"As Sonatas e Interlúdios para piano preparado marcam o fim de um período e o início de uma nova fase na vida de John Cage .
Depois das experiências realizadas com o piano preparado, Cage fundamenta o seu estilo em toda uma série de ideias filosóficas, que abrangem desde o Budismo Zen às teorias de Meister Eckhart, passando pela obra de Ananda Coomaraswamy.
Pretendendo comprovar através da sua obra musical, o ideal da filosofia budista de negação e consequente esvaziamento do ego como um caminho possível de tornar a realidade perceptível, Cage envereda gradualmente para o abandono da intenção composicional a partir de 1951.
Se, nas suas primeiras obras escritas fundamentalmente para percussão, a fundamental preocupação era a de estabelecer uma estrutura rígida e inalterável que controlasse todo o processo composicional, gradualmente este elemento perde importância, até que por fim se extingue.

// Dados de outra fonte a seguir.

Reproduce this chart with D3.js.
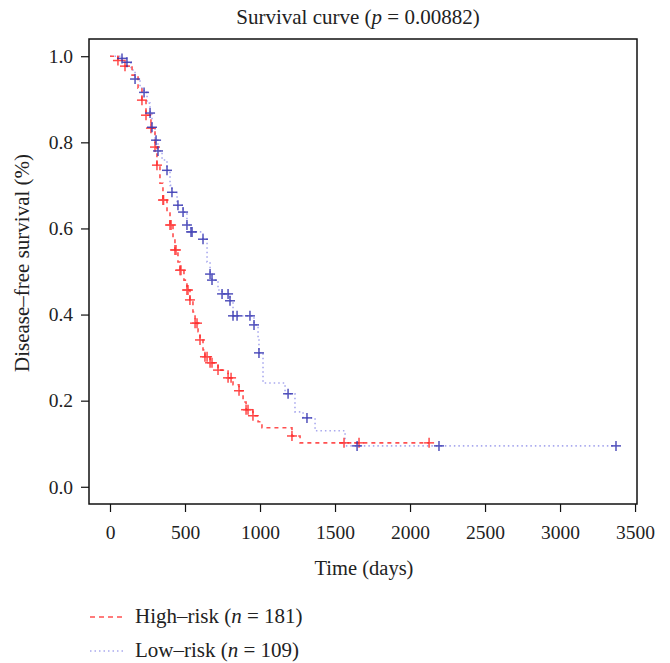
<!DOCTYPE html>
<html>
<head>
<meta charset="utf-8">
<script src="https://cdn.jsdelivr.net/npm/d3@7"></script>
<style>
  body { margin: 0; background: #fff; }
  text { font-family: "Liberation Serif", "DejaVu Serif", serif; fill: #222; }
</style>
</head>
<body>
<div id="chart"></div>
<script>
// Kaplan-Meier steps: [time (days), survival after step]
const highRiskSteps = [
    [0, 1.0], [53, 0.99], [100, 0.977], [147, 0.956], [187, 0.926], [213, 0.898],
    [240, 0.863], [273, 0.833], [300, 0.789], [313, 0.747], [333, 0.705], [353, 0.666],
    [380, 0.636], [400, 0.608], [420, 0.573], [433, 0.55], [453, 0.522], [467, 0.503],
    [493, 0.48], [513, 0.457], [533, 0.434], [553, 0.406], [567, 0.38], [587, 0.36],
    [600, 0.341], [620, 0.318], [633, 0.302], [667, 0.288], [720, 0.271], [787, 0.253],
    [820, 0.237], [860, 0.223], [887, 0.197], [907, 0.179], [953, 0.165], [987, 0.151],
    [1013, 0.137], [1213, 0.118], [1267, 0.102], [2127, 0.102]
];
const lowRiskSteps = [
    [0, 1.0], [80, 0.995], [113, 0.986], [140, 0.968], [167, 0.947], [200, 0.926],
    [227, 0.916], [247, 0.891], [267, 0.868], [280, 0.835], [300, 0.805], [320, 0.78],
    [347, 0.759], [380, 0.735], [400, 0.70], [413, 0.684], [447, 0.654], [487, 0.638],
    [513, 0.608], [540, 0.592], [620, 0.575], [647, 0.522], [667, 0.494], [680, 0.48],
    [720, 0.457], [747, 0.448], [800, 0.432], [820, 0.397], [960, 0.376], [987, 0.341],
    [993, 0.311], [1020, 0.241], [1167, 0.216], [1233, 0.174], [1287, 0.16],
    [1367, 0.13], [1567, 0.095], [3373, 0.095]
];
// censoring times (+ marks)
const highRiskCensor = [53, 100, 213, 240, 273, 300, 313, 353, 357, 400, 407, 433, 440,
    467, 473, 513, 520, 533, 567, 580, 600, 633, 647, 667, 680, 720, 787, 807, 860,
    907, 920, 953, 1213, 1560, 1660, 2127];
const lowRiskCensor = [80, 113, 167, 227, 267, 280, 307, 320, 380, 413, 453, 487, 513,
    540, 547, 620, 667, 680, 747, 787, 800, 820, 847, 933, 960, 993, 1187, 1313, 1647,
    2193, 3373];
const xTicks = [0, 500, 1000, 1500, 2000, 2500, 3000, 3500];
const yTicks = [0, 0.2, 0.4, 0.6, 0.8, 1.0];

const width = 670, height = 663;
const margin = { left: 89, right: 33, top: 39, bottom: 159 };

const svg = d3.select('#chart').append('svg')
    .attr('width', width)
    .attr('height', height);

const x = d3.scaleLinear().domain([-140, 3513]).range([margin.left, width - margin.right]);
const y = d3.scaleLinear().domain([-0.04, 1.04]).range([height - margin.bottom, margin.top]);

// survival at time t from step list
function survAt(steps, t) {
    let s = 1;
    for (const d of steps) { if (d[0] <= t) s = d[1]; else break; }
    return s;
}

const line = d3.line()
    .x(d => x(d[0]))
    .y(d => y(d[1]))
    .curve(d3.curveStepAfter);

// curves
svg.append('path')
    .attr('d', line(lowRiskSteps))
    .attr('fill', 'none')
    .attr('stroke', '#a9a9ee')
    .attr('stroke-width', 1.6)
    .attr('stroke-dasharray', '1.5,3');

svg.append('path')
    .attr('d', line(highRiskSteps))
    .attr('fill', 'none')
    .attr('stroke', '#ff5050')
    .attr('stroke-width', 1.6)
    .attr('stroke-dasharray', '4,4');

function drawCensor(times, steps, color) {
    const g = svg.append('g').attr('stroke', color).attr('stroke-width', 1.5).attr('opacity', 0.85);
    times.forEach(t => {
        const cx = x(t), cy = y(survAt(steps, t));
        g.append('line').attr('x1', cx - 5).attr('x2', cx + 5).attr('y1', cy).attr('y2', cy);
        g.append('line').attr('x1', cx).attr('x2', cx).attr('y1', cy - 5).attr('y2', cy + 5);
    });
}
drawCensor(highRiskCensor, highRiskSteps, '#ff2a2a');
drawCensor(lowRiskCensor, lowRiskSteps, '#3434b0');

// box
svg.append('rect')
    .attr('x', margin.left).attr('y', margin.top)
    .attr('width', width - margin.left - margin.right)
    .attr('height', height - margin.top - margin.bottom)
    .attr('fill', 'none')
    .attr('stroke', '#111')
    .attr('stroke-width', 1.5);

// axes
const xAxis = svg.append('g')
    .attr('transform', `translate(0,${height - margin.bottom})`)
    .call(d3.axisBottom(x).tickValues(xTicks).tickSize(8).tickPadding(13).tickFormat(d3.format('d')));
const yAxis = svg.append('g')
    .attr('transform', `translate(${margin.left},0)`)
    .call(d3.axisLeft(y).tickValues(yTicks).tickSize(8).tickPadding(8).tickFormat(d3.format('.1f')));
[xAxis, yAxis].forEach(a => {
    a.select('.domain').remove();
    a.selectAll('.tick line').attr('stroke', '#111').attr('stroke-width', 1.2);
    a.selectAll('.tick text').style('font-size', '19.5px').attr('fill', '#222')
        .style('font-family', '"Liberation Serif", serif');
});

// title
const title = svg.append('text')
    .attr('x', 358).attr('y', 24)
    .attr('text-anchor', 'middle')
    .style('font-size', '21px');
title.append('tspan').text('Survival curve (');
title.append('tspan').style('font-style', 'italic').text('p');
title.append('tspan').text(' = 0.00882)');

svg.append('text')
    .attr('x', 364).attr('y', 575)
    .attr('text-anchor', 'middle')
    .style('font-size', '20.5px')
    .text('Time (days)');

svg.append('text')
    .attr('transform', 'translate(29,263) rotate(-90)')
    .attr('text-anchor', 'middle')
    .style('font-size', '21px')
    .text('Disease–free survival (%)');

// legend
const legendItems = [
    { label: 'High–risk', n: 181, color: '#ff5050', dash: '5,4', y: 623 },
    { label: 'Low–risk', n: 109, color: '#a9a9ee', dash: '1.5,3', y: 657 }
];
legendItems.forEach(d => {
    svg.append('line')
        .attr('x1', 90).attr('x2', 126)
        .attr('y1', d.y - 6).attr('y2', d.y - 6)
        .attr('stroke', d.color).attr('stroke-width', 1.6)
        .attr('stroke-dasharray', d.dash);
    const t = svg.append('text').attr('x', 135).attr('y', d.y).style('font-size', '21px');
    t.append('tspan').text(d.label + ' (');
    t.append('tspan').style('font-style', 'italic').text('n');
    t.append('tspan').text(' = ' + d.n + ')');
});
</script>
</body>
</html>
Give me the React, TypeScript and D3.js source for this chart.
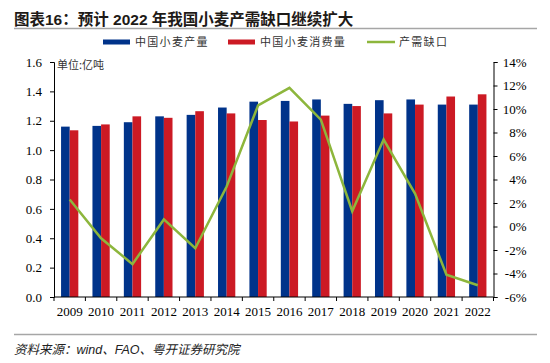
import React, { useEffect, useRef } from 'react';
import * as d3 from 'd3';

const years = ['2009', '2010', '2011', '2012', '2013', '2014', '2015', '2016', '2017', '2018', '2019', '2020', '2021', '2022'];
const production = [1.16, 1.165, 1.19, 1.23, 1.24, 1.29, 1.33, 1.335, 1.345, 1.315, 1.34, 1.345, 1.31, 1.31];
const consumption = [1.135, 1.175, 1.23, 1.22, 1.265, 1.25, 1.205, 1.195, 1.235, 1.3, 1.25, 1.31, 1.365, 1.38];
const gap = [2.3, -1.0, -3.2, 0.6, -1.85, 3.4, 10.3, 11.8, 9.1, 1.3, 7.4, 2.8, -4.1, -5.0];
const leftTicks = [0, 0.2, 0.4, 0.6, 0.8, 1.0, 1.2, 1.4, 1.6];
const rightTicks = [-6, -4, -2, 0, 2, 4, 6, 8, 10, 12, 14];
const legendItems = ['中国小麦产量', '中国小麦消费量', '产需缺口'];

const W = 550;
const H = 363;
const BLUE = '#00338a';
const RED = '#cc1a24';
const GREEN = '#8db63c';
const serif = '"Liberation Serif", "Times New Roman", serif';
const cjk = '"Noto Sans CJK SC", sans-serif';
const sansCjk = '"Liberation Sans", "Noto Sans CJK SC", sans-serif';

const App: React.FC = () => {
  const ref = useRef<SVGSVGElement>(null);

  useEffect(() => {
    const svg = d3.select(ref.current);
    svg.selectAll('*').remove();

    const left = 54, right = 493.5, top = 62, bottom = 297;

    const x = d3.scaleBand().domain(years).range([left, right]).padding(0);
    const y = d3.scaleLinear().domain([0, 1.6]).range([bottom, top]);
    const y2 = d3.scaleLinear().domain([-6, 14]).range([bottom, top]);
    const bw = x.bandwidth() * 0.275;

    // title
    svg.append('text')
      .attr('x', 14).attr('y', 25)
      .attr('font-family', sansCjk).attr('font-weight', 'bold')
      .attr('font-size', 15.5).attr('fill', '#1e1a17')
      .text('图表16：预计 2022 年我国小麦产需缺口继续扩大');
    svg.append('line')
      .attr('x1', 14).attr('x2', 537).attr('y1', 28.5).attr('y2', 28.5)
      .attr('stroke', '#a6a6a6').attr('stroke-width', 1.5);

    // legend
    const lg = svg.append('g');
    const lx = [103, 228, 367];
    const lcol = [BLUE, RED, GREEN];
    legendItems.forEach((t, i) => {
      if (i < 2) {
        lg.append('rect').attr('x', lx[i]).attr('y', 39.5).attr('width', 27).attr('height', 5).attr('fill', lcol[i]);
      } else {
        lg.append('line').attr('x1', lx[i]).attr('x2', lx[i] + 28).attr('y1', 42).attr('y2', 42)
          .attr('stroke', GREEN).attr('stroke-width', 2.5);
      }
      lg.append('text').attr('x', lx[i] + 32).attr('y', 46)
        .attr('font-family', cjk).attr('font-size', 11).attr('letter-spacing', 1.3)
        .attr('fill', '#333').text(t);
    });

    // bars
    svg.append('g').selectAll('rect').data(production).join('rect')
      .attr('x', (d, i) => x(years[i])! + x.bandwidth() / 2 - bw)
      .attr('y', d => y(d)).attr('width', bw).attr('height', d => bottom - y(d))
      .attr('fill', BLUE);
    svg.append('g').selectAll('rect').data(consumption).join('rect')
      .attr('x', (d, i) => x(years[i])! + x.bandwidth() / 2)
      .attr('y', d => y(d)).attr('width', bw).attr('height', d => bottom - y(d))
      .attr('fill', RED);

    // line
    const line = d3.line<number>()
      .x((d, i) => x(years[i])! + x.bandwidth() / 2)
      .y(d => y2(d));
    svg.append('path').datum(gap)
      .attr('d', line).attr('fill', 'none')
      .attr('stroke', GREEN).attr('stroke-width', 2.5).attr('stroke-linejoin', 'miter');

    // left axis
    const la = svg.append('g').attr('transform', `translate(${left},0)`)
      .call(d3.axisLeft(y).tickValues(leftTicks).tickFormat(d3.format('.1f')).tickSize(4).tickPadding(8));
    // right axis
    const ra = svg.append('g').attr('transform', `translate(${right},0)`)
      .call(d3.axisRight(y2).tickValues(rightTicks).tickFormat(d => `${d}%`).tickSize(4).tickPadding(4));
    ra.selectAll('text').attr('text-anchor', 'end').attr('x', 33);
    // bottom axis
    const ba = svg.append('g').attr('transform', `translate(0,${bottom})`)
      .call(d3.axisBottom(x).tickSize(0).tickPadding(10));
    ba.append('g').selectAll('line').data(d3.range(years.length + 1)).join('line')
      .attr('x1', i => left + i * x.step()).attr('x2', i => left + i * x.step())
      .attr('y1', 0).attr('y2', 4).attr('stroke', '#000');

    [la, ra, ba].forEach(g => {
      g.select('.domain').attr('stroke', '#000').attr('stroke-width', 1);
      g.selectAll('.tick line').attr('stroke', '#000');
      g.selectAll('text').attr('font-family', serif).attr('font-size', 13).attr('fill', '#000');
    });
    ba.select('.domain').attr('d', `M${left},0H${right}`);

    svg.append('text')
      .attr('x', 57).attr('y', 69)
      .attr('font-family', cjk).attr('font-size', 11).attr('fill', '#333')
      .text('单位:亿吨');

    // source
    svg.append('line')
      .attr('x1', 14).attr('x2', 537).attr('y1', 334.5).attr('y2', 334.5)
      .attr('stroke', '#a6a6a6').attr('stroke-width', 1.5);
    svg.append('text')
      .attr('x', 14).attr('y', 354)
      .attr('font-family', sansCjk).attr('font-style', 'italic')
      .attr('font-size', 12.5).attr('fill', '#222')
      .text('资料来源：wind、FAO、粤开证券研究院');
  }, []);

  return (
    <svg ref={ref} width={W} height={H}
      style={{ position: 'absolute', left: 0, top: 0, background: '#fff' }} />
  );
};

export default App;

Aparece assim subjacente à formulação da ideia de estrutura rítmica, a busca do esvaziar do espírito e da sua libertação de todos os entraves do eu psicológico. Cage tende para uma visão da estrutura rítmica, existente por si só, partindo de uma ignorância do material para abarcar um vasto universo de sons e inclusive o silêncio. Tal implica a independência da estrutura em relação ao conteúdo, sendo a ligação entre acontecimentos musicais e pontos temporais importantes feita mais por coincidência (“luminosa” segundo Cage) do que propriamente por uma prévia intenção. Devido à exploração desta ideia de estrutura vazia, que se torna capaz de abarcar toda uma infinidade de sons sem a manipulação do compositor, Cage concebe a sua composição, baseando-se na alternância intenção/não intenção.
Na obra musical de Cage, o jogo entre conceitos opostos torna-se uma constante, a necessidade de recorrer a métodos bastante determinados para gerar a aleatoriedade, faz com que o par determinação/indeterminação, bem como a transferência da intenção para a não - intenção composicional estejam sempre presentes a partir de 1951.
Neste contexto, as noções de som e de silêncio deixam também de ter o mesmo significado para Cage. Ao entrar no campo da indeterminação, a articulação do som e do silêncio não vai ser feita da mesma maneira. Se até aqui, o silêncio representava um espaço de tempo vazio entre dois sons, a partir de 1951, o silêncio vai ser tratado como um elemento musical de pleno direito, passando a fazer parte do grupo dos materiais, até que por fim, o significado do termo altera-se radicalmente, passando a englobar todos os sons ambientais, ou seja, todos os sons que não fazem parte da intenção do compositor — em suma, sons não intencionais.
O caminho para o Indeterminismo absoluto estava traçado."